Two bills making their way through Congress would address such loopholes, with the House passing H.R. 1 last week and the Senate considering the Spotlight Act. However, Republicans see such measures as an overreaction to what was likely a minuscule percentage of overall spending in the 2016 election. “You’re going to let a few hundred thousand dollars of Facebook ads bought by the rump state of the Soviet Union cause us to give up our speech rights?” asks Bradley Smith, chairman of the Institute for Free Speech in Arlington, Virginia. “Their solution is to apply restraints that will affect every American and not just these entities they are supposedly worried about.”
With special counsel Robert Mueller’s investigation reportedly wrapping up, the spotlight on Russian election interference is heating up. And one of the most contentious issues, aside from any possible collusion between the Trump campaign and Russia, is how to prevent foreign money from influencing the 2020 election.
Democratic members of Congress, in their opening salvo after winning the majority in the U.S. House of Representatives last fall, spearheaded passage of a major bill late last week that includes provisions to thwart foreign spending in U.S. elections. The sweeping anti-corruption act, known as H.R. 1, covers a wide range of issues from campaign finance to voter rights and government ethics.

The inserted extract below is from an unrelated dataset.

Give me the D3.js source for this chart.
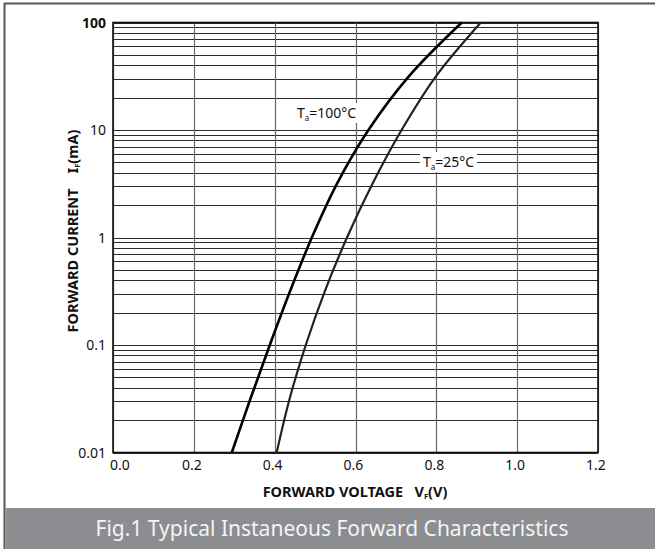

Not a single Republican voted in favor of the bill, which passed 234-193, reflecting a deep partisan divide over how best to shore up American democracy after the tumultuous 2016 campaign.
Democrats and campaign finance advocates see an urgent need to close loopholes that could allow foreign money to surreptitiously influence American voters, citing in particular a Kremlin-linked company that bought divisive Facebook ads and a Trump administration tax rule change last summer that could allow illegal foreign donors to evade detection.
H.R. 1 would require greater disclosure of donors, increased transparency on digital ad spending, and disclosure of gifts from foreign agents to officeholders. It would also change the structure of the Federal Election Commission (FEC) to break its current partisan deadlock, which has severely hampered the commission’s ability to enforce existing campaign finance rules.
Republicans, while acknowledging Russia’s previous attempts to sow dissension, see Democratic legislators’ measures as an overreaction to what was likely a minuscule percentage of overall spending in the 2016 election. They describe Democrats as using a foreign boogeyman to push through an agenda that predates Russian trolls – an agenda which they say would curtail American rights to privacy and free speech.
“You’re going to let a few hundred thousand dollars of Facebook ads bought by the rump state of the Soviet Union cause us to give up our speech rights?” asks Bradley Smith, the former head of the FEC who is now the chairman of the Institute for Free Speech in Arlington, Virginia. “You’ve got this kind of made-up crisis and these appeals to xenophobia, ... and their solution is to apply restraints that will affect every American and not just these entities they are supposedly worried about.”
But Democratic Rep. David Price, a former Duke University political science professor who represents North Carolina, says it’s not about the current extent of the practice; it’s about the possibility of greater abuse. “Why would they assume that this … couldn’t take on greater proportions in the future?” he asks.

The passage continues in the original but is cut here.